__Written request__
Omit every picture while repeating the entries exactly.

__Material__
::::
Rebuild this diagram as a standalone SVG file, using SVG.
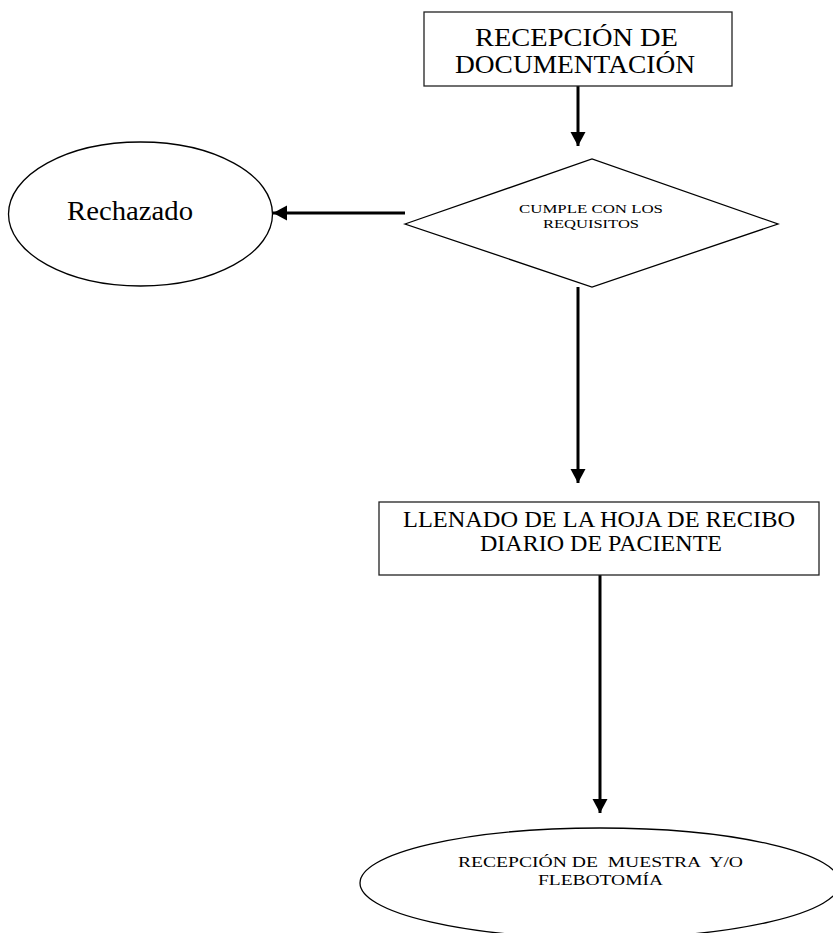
<svg xmlns="http://www.w3.org/2000/svg" width="833" height="933" viewBox="0 0 833 933">
<style>
.shape{fill:#fff;stroke:#000;stroke-width:1.3}
.box{fill:#fff;stroke:#222;stroke-width:1.3}
.t{font-family:"Liberation Serif","Times New Roman",serif;fill:#000;text-anchor:start}
.conn{stroke:#000;stroke-width:3;fill:none}
</style>
<defs>
<marker id="ah" markerUnits="userSpaceOnUse" markerWidth="15" markerHeight="16" refX="14" refY="7.5" orient="auto" viewBox="0 0 15 16">
<path d="M0,0 L14,7.5 L0,15 z" fill="#000"/>
</marker>
</defs>
<rect width="833" height="933" fill="#fff"/>
<g id="connectors">
<line class="conn" x1="578" y1="86" x2="578" y2="146" marker-end="url(#ah)"/>
<line class="conn" x1="405" y1="213" x2="273" y2="213" marker-end="url(#ah)"/>
<line class="conn" x1="578" y1="287" x2="578" y2="483" marker-end="url(#ah)"/>
<line class="conn" x1="600" y1="571" x2="600" y2="813" marker-end="url(#ah)"/>
</g>
<g id="n-recepcion-doc">
<rect class="box" x="424" y="12" width="308" height="74"/>
<text class="t" x="475" y="46" font-size="26" textLength="203" lengthAdjust="spacingAndGlyphs">RECEPCIÓN DE</text>
<text class="t" x="455" y="73" font-size="26" textLength="240" lengthAdjust="spacingAndGlyphs">DOCUMENTACIÓN</text>
</g>
<g id="n-cumple">
<polygon class="shape" points="405,224 592,159 778,224 592,287"/>
<text class="t" x="519" y="213" font-size="13" textLength="144" lengthAdjust="spacingAndGlyphs">CUMPLE CON LOS</text>
<text class="t" x="543" y="228" font-size="13" textLength="96" lengthAdjust="spacingAndGlyphs">REQUISITOS</text>
</g>
<g id="n-rechazado">
<ellipse class="shape" cx="140.5" cy="214" rx="132" ry="72"/>
<text class="t" x="67" y="220" font-size="27" textLength="126" lengthAdjust="spacingAndGlyphs">Rechazado</text>
</g>
<g id="n-llenado">
<rect class="box" x="379" y="502" width="440" height="73"/>
<text class="t" x="403" y="527" font-size="23" textLength="392" lengthAdjust="spacingAndGlyphs">LLENADO DE LA HOJA DE RECIBO</text>
<text class="t" x="480" y="551" font-size="23" textLength="242" lengthAdjust="spacingAndGlyphs">DIARIO DE PACIENTE</text>
</g>
<g id="n-recepcion-muestra">
<ellipse class="shape" cx="600" cy="883" rx="240" ry="55"/>
<text class="t" x="458" y="867" font-size="15" textLength="285" lengthAdjust="spacingAndGlyphs" xml:space="preserve">RECEPCIÓN DE  MUESTRA  Y/O</text>
<text class="t" x="538" y="885" font-size="15" textLength="125" lengthAdjust="spacingAndGlyphs">FLEBOTOMÍA</text>
</g>
</svg>
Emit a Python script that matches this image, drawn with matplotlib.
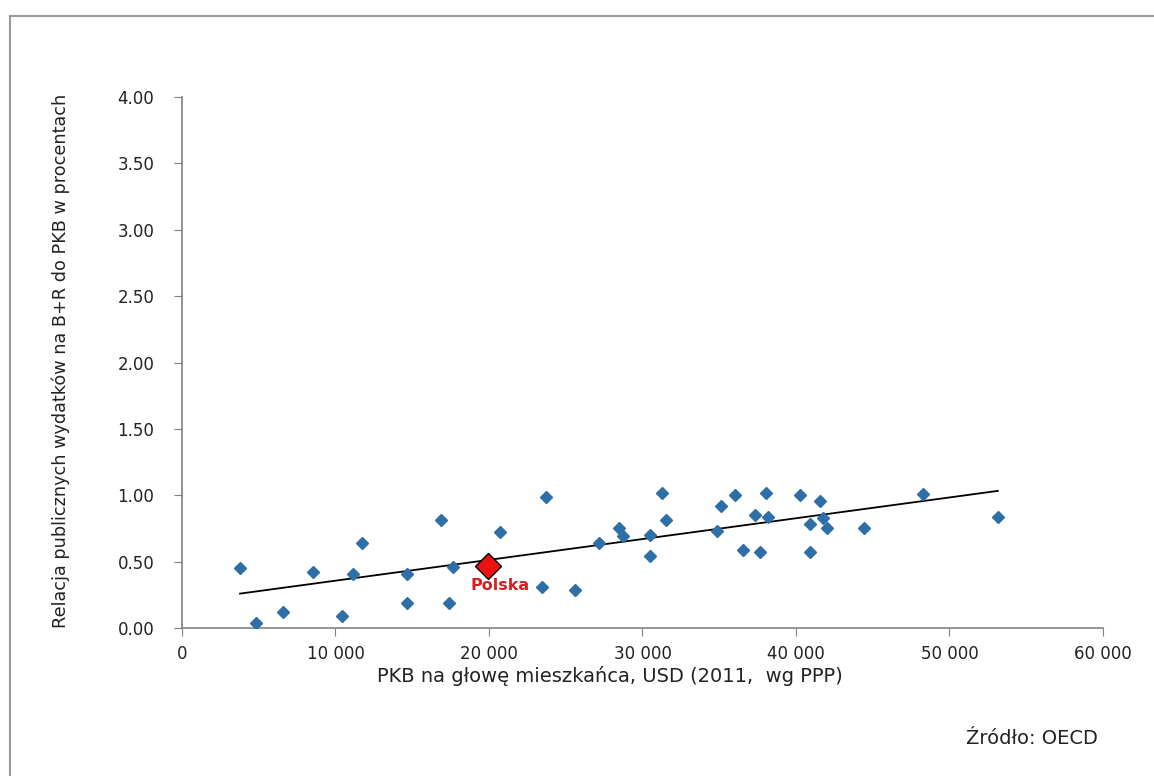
::::
__The completed task__
Rebuild this diagram as a standalone SVG file, using SVG.
<svg xmlns="http://www.w3.org/2000/svg" width="833" height="933" viewBox="0 0 833 933">
<style>
.shape{fill:#fff;stroke:#000;stroke-width:1.3}
.box{fill:#fff;stroke:#222;stroke-width:1.3}
.t{font-family:"Liberation Serif","Times New Roman",serif;fill:#000;text-anchor:start}
.conn{stroke:#000;stroke-width:3;fill:none}
</style>
<defs>
<marker id="ah" markerUnits="userSpaceOnUse" markerWidth="15" markerHeight="16" refX="14" refY="7.5" orient="auto" viewBox="0 0 15 16">
<path d="M0,0 L14,7.5 L0,15 z" fill="#000"/>
</marker>
</defs>
<rect width="833" height="933" fill="#fff"/>
<g id="connectors">
<line class="conn" x1="578" y1="86" x2="578" y2="146" marker-end="url(#ah)"/>
<line class="conn" x1="405" y1="213" x2="273" y2="213" marker-end="url(#ah)"/>
<line class="conn" x1="578" y1="287" x2="578" y2="483" marker-end="url(#ah)"/>
<line class="conn" x1="600" y1="571" x2="600" y2="813" marker-end="url(#ah)"/>
</g>
<g id="n-recepcion-doc">
<rect class="box" x="424" y="12" width="308" height="74"/>
<text class="t" x="475" y="46" font-size="26" textLength="203" lengthAdjust="spacingAndGlyphs">RECEPCIÓN DE</text>
<text class="t" x="455" y="73" font-size="26" textLength="240" lengthAdjust="spacingAndGlyphs">DOCUMENTACIÓN</text>
</g>
<g id="n-cumple">
<polygon class="shape" points="405,224 592,159 778,224 592,287"/>
<text class="t" x="519" y="213" font-size="13" textLength="144" lengthAdjust="spacingAndGlyphs">CUMPLE CON LOS</text>
<text class="t" x="543" y="228" font-size="13" textLength="96" lengthAdjust="spacingAndGlyphs">REQUISITOS</text>
</g>
<g id="n-rechazado">
<ellipse class="shape" cx="140.5" cy="214" rx="132" ry="72"/>
<text class="t" x="67" y="220" font-size="27" textLength="126" lengthAdjust="spacingAndGlyphs">Rechazado</text>
</g>
<g id="n-llenado">
<rect class="box" x="379" y="502" width="440" height="73"/>
<text class="t" x="403" y="527" font-size="23" textLength="392" lengthAdjust="spacingAndGlyphs">LLENADO DE LA HOJA DE RECIBO</text>
<text class="t" x="480" y="551" font-size="23" textLength="242" lengthAdjust="spacingAndGlyphs">DIARIO DE PACIENTE</text>
</g>
<g id="n-recepcion-muestra">
<ellipse class="shape" cx="600" cy="883" rx="240" ry="55"/>
<text class="t" x="458" y="867" font-size="15" textLength="285" lengthAdjust="spacingAndGlyphs" xml:space="preserve">RECEPCIÓN DE  MUESTRA  Y/O</text>
<text class="t" x="538" y="885" font-size="15" textLength="125" lengthAdjust="spacingAndGlyphs">FLEBOTOMÍA</text>
</g>
</svg>
Emit a Python script that matches this image, drawn with matplotlib.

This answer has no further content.